**Problem description**
Exclude the pictures, then copy all remaining records exactly.

**Records for the exercise**

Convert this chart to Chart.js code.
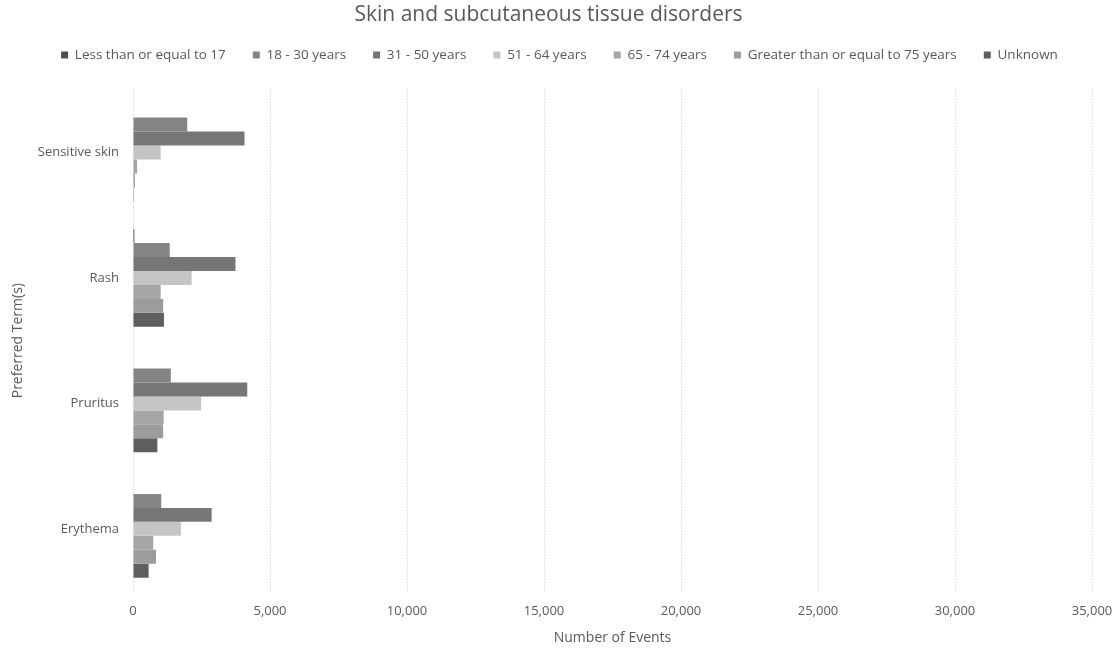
<!DOCTYPE html>
<html>
<head>
<meta charset="utf-8">
<script src="https://cdn.jsdelivr.net/npm/chart.js@4"></script>
<style>
    html, body { margin: 0; padding: 0; background: #fff; }
    #wrap { width: 1119px; height: 650px; position: relative; }
</style>
</head>
<body>
<div id="wrap"><canvas id="chart"></canvas></div>
<script>
// Categories, top to bottom as shown
const terms = ['Sensitive skin', 'Rash', 'Pruritus', 'Erythema'];

const ageGroups = [
    'Less than or equal to 17',
    '18 - 30 years',
    '31 - 50 years',
    '51 - 64 years',
    '65 - 74 years',
    'Greater than or equal to 75 years',
    'Unknown'
];

// Values per age group, in the same order as terms
const le17 = [0, 50, 0, 0];
const y18to30 = [1980, 1340, 1380, 1030];
const y31to50 = [4070, 3740, 4170, 2870];
const y51to64 = [1010, 2140, 2490, 1750];
const y65to74 = [150, 1010, 1120, 740];
const ge75 = [70, 1100, 1100, 840];
const unknown = [30, 1130, 890, 570];

const xTicks = [0, 5000, 10000, 15000, 20000, 25000, 30000, 35000];

const greys = ['#4d4d4d', '#848484', '#767676', '#c4c4c4', '#a6a6a6', '#9c9c9c', '#5e5e5e'];
const seriesValues = [le17, y18to30, y31to50, y51to64, y65to74, ge75, unknown];

const font = "'Open Sans', 'Liberation Sans', sans-serif";
const textGrey = '#595959';

// extra room under the legend, and center it on the page like the Excel original
const legendGap = {
    id: 'legendGap',
    beforeInit(chart) {
        const fit = chart.legend.fit;
        chart.legend.fit = function () {
            fit.bind(chart.legend)();
            this.height += 18;
        };
    },
    afterLayout(chart) {
        chart.legend.left += 11;
        chart.legend.right += 11;
    }
};

const ctx = document.getElementById('chart').getContext('2d');
new Chart(ctx, {
    type: 'bar',
    data: {
        labels: terms,
        datasets: ageGroups.map((name, i) => ({
            label: name,
            data: seriesValues[i],
            backgroundColor: greys[i],
            borderWidth: 0,
            categoryPercentage: 0.78,
            barPercentage: 1.0
        }))
    },
    options: {
        indexAxis: 'y',
        responsive: true,
        maintainAspectRatio: false,
        animation: false,
        layout: { padding: { top: 2, right: 22, bottom: 4, left: 0 } },
        plugins: {
            title: {
                display: true,
                text: 'Skin and subcutaneous tissue disorders',
                color: textGrey,
                font: { family: font, size: 21, weight: 'normal' },
                padding: { top: 0, bottom: -6 }
            },
            legend: {
                position: 'top',
                labels: {
                    color: textGrey,
                    font: { family: font, size: 13.5 },
                    boxWidth: 7,
                    boxHeight: 7,
                    padding: 27
                }
            },
            tooltip: { enabled: false }
        },
        scales: {
            x: {
                min: 0,
                max: 35000,
                afterBuildTicks: (scale) => { scale.ticks = xTicks.map(v => ({ value: v })); },
                afterFit: (scale) => { scale.paddingRight = 27; },
                ticks: {
                    color: textGrey,
                    font: { family: font, size: 13 },
                    padding: 12,
                    callback: (v) => v.toLocaleString('en-US')
                },
                grid: { color: '#c8c8c8', drawTicks: false, lineWidth: 1 },
                border: { display: false, dash: [1, 2] },
                title: {
                    display: true,
                    text: 'Number of Events',
                    color: textGrey,
                    font: { family: font, size: 14 },
                    padding: { top: -2, bottom: 0 }
                }
            },
            y: {
                grid: { display: false },
                border: { display: false },
                ticks: {
                    color: textGrey,
                    font: { family: font, size: 13 },
                    padding: 6
                },
                afterFit: (scale) => { scale.width = 133; },
                title: {
                    display: true,
                    text: 'Preferred Term(s)',
                    color: textGrey,
                    font: { family: font, size: 14 },
                    padding: { top: 10, bottom: 0 }
                }
            }
        }
    },
    plugins: [legendGap]
});
</script>
</body>
</html>
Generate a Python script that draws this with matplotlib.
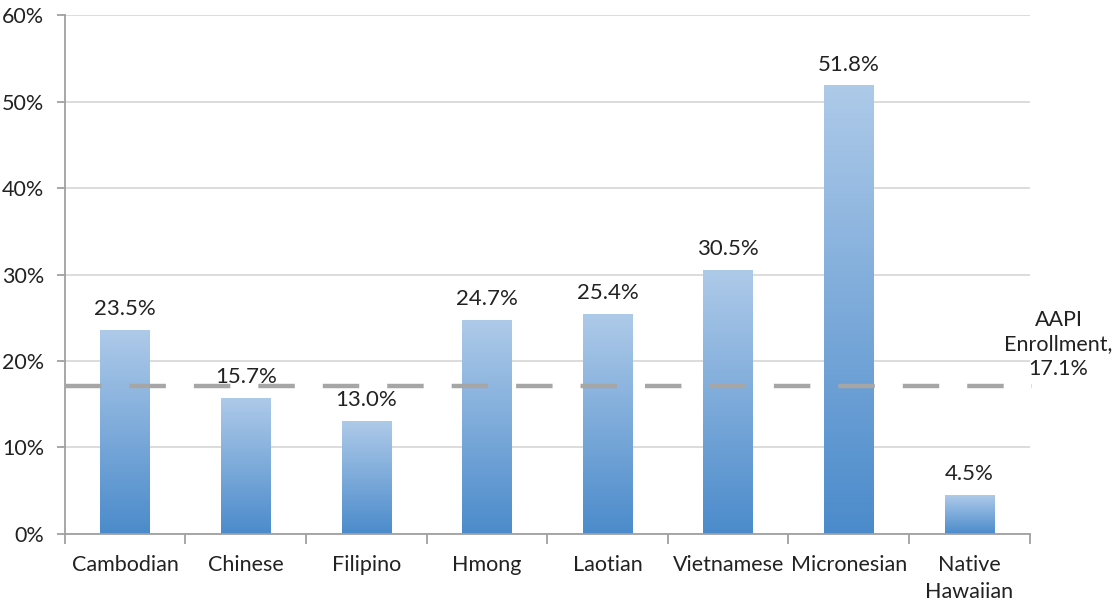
import numpy as np
import matplotlib
matplotlib.use("Agg")
import matplotlib.pyplot as plt
from matplotlib.colors import LinearSegmentedColormap

categories = ["Cambodian", "Chinese", "Filipino", "Hmong", "Laotian",
              "Vietnamese", "Micronesian", "Native\nHawaiian"]
values = [23.5, 15.7, 13.0, 24.7, 25.4, 30.5, 51.8, 4.5]
value_labels = ["23.5%", "15.7%", "13.0%", "24.7%", "25.4%", "30.5%", "51.8%", "4.5%"]
aapi_value = 17.1
aapi_label = "AAPI\nEnrollment,\n17.1%"
yticks = [0, 10, 20, 30, 40, 50, 60]
ytick_labels = ["0%", "10%", "20%", "30%", "40%", "50%", "60%"]

plt.rcParams['font.family'] = ['Lato', 'DejaVu Sans']

fig = plt.figure(figsize=(11.18, 6.02), dpi=100)
ax = fig.add_axes([0.058, 0.113, 0.863, 0.862])

n = len(categories)

cmap = LinearSegmentedColormap.from_list("g", ["#4b8bcb", "#aecae9"])
grad = np.linspace(0, 1, 256).reshape(-1, 1)
bw = 0.41
for i, v in enumerate(values):
    xc = i + 0.5
    ax.imshow(grad, cmap=cmap, origin="lower", aspect="auto",
              extent=(xc - bw / 2, xc + bw / 2, 0, v), zorder=2)
    ax.text(xc, v + 1.3, value_labels[i], ha="center", va="bottom",
            fontsize=16, color="#222222", zorder=4)

ax.set_xlim(0, n)
ax.set_ylim(0, 60)

ax.set_yticks(yticks)
ax.set_yticklabels(ytick_labels, fontsize=15.5, color="#222222")
ax.yaxis.grid(True, color="#d9d9d9", linewidth=1.3, zorder=0)
ax.set_axisbelow(True)

ax.set_xticks(np.arange(n) + 0.5)
ax.set_xticklabels(categories, fontsize=15.5, color="#222222", linespacing=1.45)
ax.tick_params(axis="x", length=0, pad=15)
ax.set_xticks(np.arange(n + 1), minor=True)
ax.tick_params(axis="x", which="minor", length=7, width=1.3, color="#a0a0a0", direction="out")
ax.tick_params(axis="y", length=6, width=1.3, color="#a0a0a0", direction="out", pad=9)

for s in ["top", "right"]:
    ax.spines[s].set_visible(False)
for s in ["left", "bottom"]:
    ax.spines[s].set_color("#a0a0a0")
    ax.spines[s].set_linewidth(1.3)

ax.plot([0, n + 0.02], [aapi_value, aapi_value], color="#a6a6a6", linewidth=3.2,
        dashes=(8.2, 6.3), clip_on=False, zorder=3, solid_capstyle="butt",
        dash_capstyle="butt")
ax.text(n + 0.24, aapi_value + 0.8, aapi_label, ha="center", va="bottom",
        fontsize=15.5, color="#222222", linespacing=1.3)

fig.savefig("out.png", dpi=100)
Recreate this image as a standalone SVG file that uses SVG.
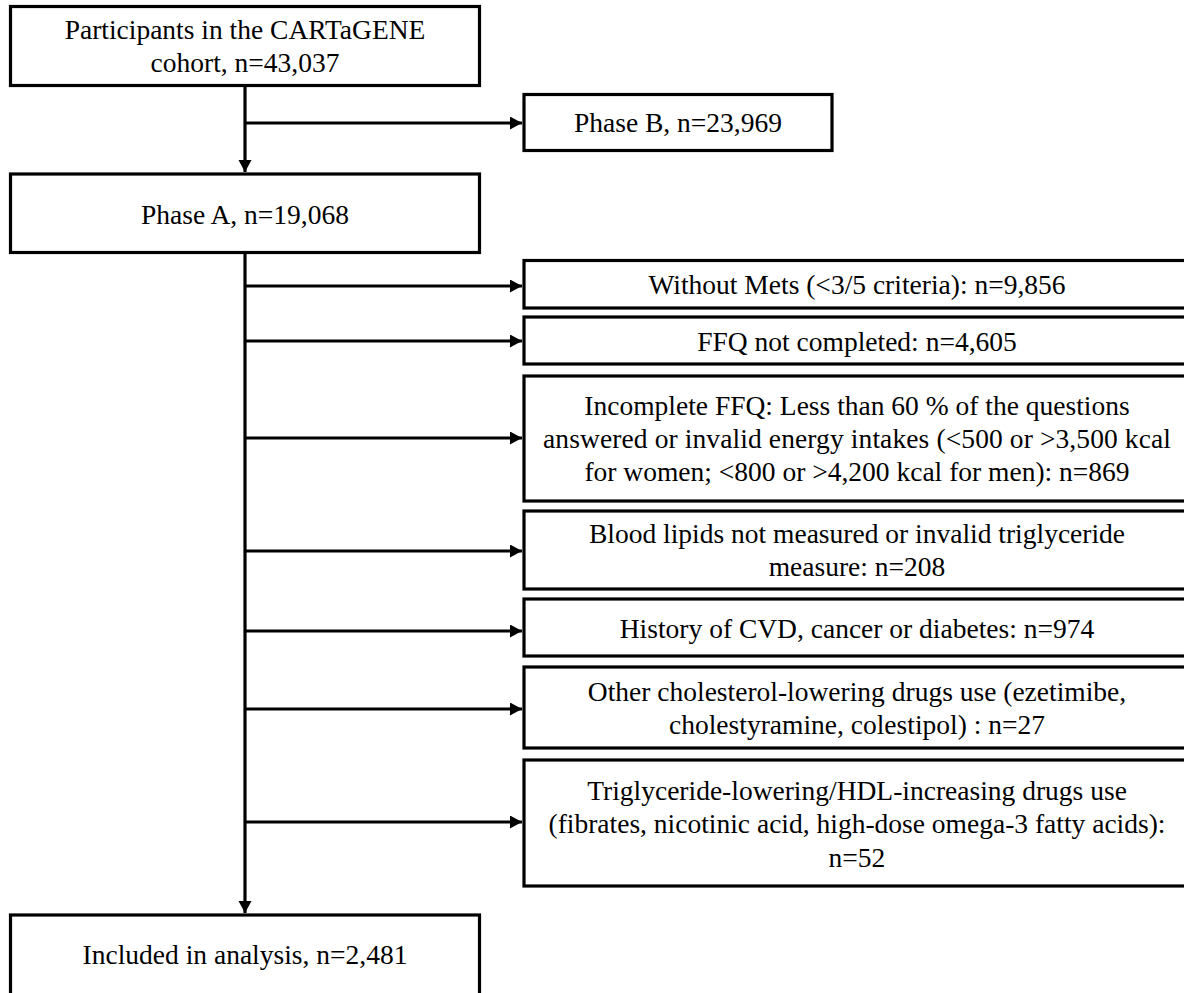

**Finished task**
Convert this chart to Chart.js code.
<!DOCTYPE html>
<html>
<head>
<meta charset="utf-8">
<script src="https://cdn.jsdelivr.net/npm/chart.js@4"></script>
<style>
    html, body { margin: 0; padding: 0; background: #fff; }
    #wrap { width: 1119px; height: 650px; position: relative; }
</style>
</head>
<body>
<div id="wrap"><canvas id="chart"></canvas></div>
<script>
// Categories, top to bottom as shown
const terms = ['Sensitive skin', 'Rash', 'Pruritus', 'Erythema'];

const ageGroups = [
    'Less than or equal to 17',
    '18 - 30 years',
    '31 - 50 years',
    '51 - 64 years',
    '65 - 74 years',
    'Greater than or equal to 75 years',
    'Unknown'
];

// Values per age group, in the same order as terms
const le17 = [0, 50, 0, 0];
const y18to30 = [1980, 1340, 1380, 1030];
const y31to50 = [4070, 3740, 4170, 2870];
const y51to64 = [1010, 2140, 2490, 1750];
const y65to74 = [150, 1010, 1120, 740];
const ge75 = [70, 1100, 1100, 840];
const unknown = [30, 1130, 890, 570];

const xTicks = [0, 5000, 10000, 15000, 20000, 25000, 30000, 35000];

const greys = ['#4d4d4d', '#848484', '#767676', '#c4c4c4', '#a6a6a6', '#9c9c9c', '#5e5e5e'];
const seriesValues = [le17, y18to30, y31to50, y51to64, y65to74, ge75, unknown];

const font = "'Open Sans', 'Liberation Sans', sans-serif";
const textGrey = '#595959';

// extra room under the legend, and center it on the page like the Excel original
const legendGap = {
    id: 'legendGap',
    beforeInit(chart) {
        const fit = chart.legend.fit;
        chart.legend.fit = function () {
            fit.bind(chart.legend)();
            this.height += 18;
        };
    },
    afterLayout(chart) {
        chart.legend.left += 11;
        chart.legend.right += 11;
    }
};

const ctx = document.getElementById('chart').getContext('2d');
new Chart(ctx, {
    type: 'bar',
    data: {
        labels: terms,
        datasets: ageGroups.map((name, i) => ({
            label: name,
            data: seriesValues[i],
            backgroundColor: greys[i],
            borderWidth: 0,
            categoryPercentage: 0.78,
            barPercentage: 1.0
        }))
    },
    options: {
        indexAxis: 'y',
        responsive: true,
        maintainAspectRatio: false,
        animation: false,
        layout: { padding: { top: 2, right: 22, bottom: 4, left: 0 } },
        plugins: {
            title: {
                display: true,
                text: 'Skin and subcutaneous tissue disorders',
                color: textGrey,
                font: { family: font, size: 21, weight: 'normal' },
                padding: { top: 0, bottom: -6 }
            },
            legend: {
                position: 'top',
                labels: {
                    color: textGrey,
                    font: { family: font, size: 13.5 },
                    boxWidth: 7,
                    boxHeight: 7,
                    padding: 27
                }
            },
            tooltip: { enabled: false }
        },
        scales: {
            x: {
                min: 0,
                max: 35000,
                afterBuildTicks: (scale) => { scale.ticks = xTicks.map(v => ({ value: v })); },
                afterFit: (scale) => { scale.paddingRight = 27; },
                ticks: {
                    color: textGrey,
                    font: { family: font, size: 13 },
                    padding: 12,
                    callback: (v) => v.toLocaleString('en-US')
                },
                grid: { color: '#c8c8c8', drawTicks: false, lineWidth: 1 },
                border: { display: false, dash: [1, 2] },
                title: {
                    display: true,
                    text: 'Number of Events',
                    color: textGrey,
                    font: { family: font, size: 14 },
                    padding: { top: -2, bottom: 0 }
                }
            },
            y: {
                grid: { display: false },
                border: { display: false },
                ticks: {
                    color: textGrey,
                    font: { family: font, size: 13 },
                    padding: 6
                },
                afterFit: (scale) => { scale.width = 133; },
                title: {
                    display: true,
                    text: 'Preferred Term(s)',
                    color: textGrey,
                    font: { family: font, size: 14 },
                    padding: { top: 10, bottom: 0 }
                }
            }
        }
    },
    plugins: [legendGap]
});
</script>
</body>
</html>
Generate a Python script that draws this with matplotlib.
import numpy as np
import matplotlib
matplotlib.use("Agg")
import matplotlib.pyplot as plt
from matplotlib.colors import LinearSegmentedColormap

categories = ["Cambodian", "Chinese", "Filipino", "Hmong", "Laotian",
              "Vietnamese", "Micronesian", "Native\nHawaiian"]
values = [23.5, 15.7, 13.0, 24.7, 25.4, 30.5, 51.8, 4.5]
value_labels = ["23.5%", "15.7%", "13.0%", "24.7%", "25.4%", "30.5%", "51.8%", "4.5%"]
aapi_value = 17.1
aapi_label = "AAPI\nEnrollment,\n17.1%"
yticks = [0, 10, 20, 30, 40, 50, 60]
ytick_labels = ["0%", "10%", "20%", "30%", "40%", "50%", "60%"]

plt.rcParams['font.family'] = ['Lato', 'DejaVu Sans']

fig = plt.figure(figsize=(11.18, 6.02), dpi=100)
ax = fig.add_axes([0.058, 0.113, 0.863, 0.862])

n = len(categories)

cmap = LinearSegmentedColormap.from_list("g", ["#4b8bcb", "#aecae9"])
grad = np.linspace(0, 1, 256).reshape(-1, 1)
bw = 0.41
for i, v in enumerate(values):
    xc = i + 0.5
    ax.imshow(grad, cmap=cmap, origin="lower", aspect="auto",
              extent=(xc - bw / 2, xc + bw / 2, 0, v), zorder=2)
    ax.text(xc, v + 1.3, value_labels[i], ha="center", va="bottom",
            fontsize=16, color="#222222", zorder=4)

ax.set_xlim(0, n)
ax.set_ylim(0, 60)

ax.set_yticks(yticks)
ax.set_yticklabels(ytick_labels, fontsize=15.5, color="#222222")
ax.yaxis.grid(True, color="#d9d9d9", linewidth=1.3, zorder=0)
ax.set_axisbelow(True)

ax.set_xticks(np.arange(n) + 0.5)
ax.set_xticklabels(categories, fontsize=15.5, color="#222222", linespacing=1.45)
ax.tick_params(axis="x", length=0, pad=15)
ax.set_xticks(np.arange(n + 1), minor=True)
ax.tick_params(axis="x", which="minor", length=7, width=1.3, color="#a0a0a0", direction="out")
ax.tick_params(axis="y", length=6, width=1.3, color="#a0a0a0", direction="out", pad=9)

for s in ["top", "right"]:
    ax.spines[s].set_visible(False)
for s in ["left", "bottom"]:
    ax.spines[s].set_color("#a0a0a0")
    ax.spines[s].set_linewidth(1.3)

ax.plot([0, n + 0.02], [aapi_value, aapi_value], color="#a6a6a6", linewidth=3.2,
        dashes=(8.2, 6.3), clip_on=False, zorder=3, solid_capstyle="butt",
        dash_capstyle="butt")
ax.text(n + 0.24, aapi_value + 0.8, aapi_label, ha="center", va="bottom",
        fontsize=15.5, color="#222222", linespacing=1.3)

fig.savefig("out.png", dpi=100)
Recreate this image as a standalone SVG file that uses SVG.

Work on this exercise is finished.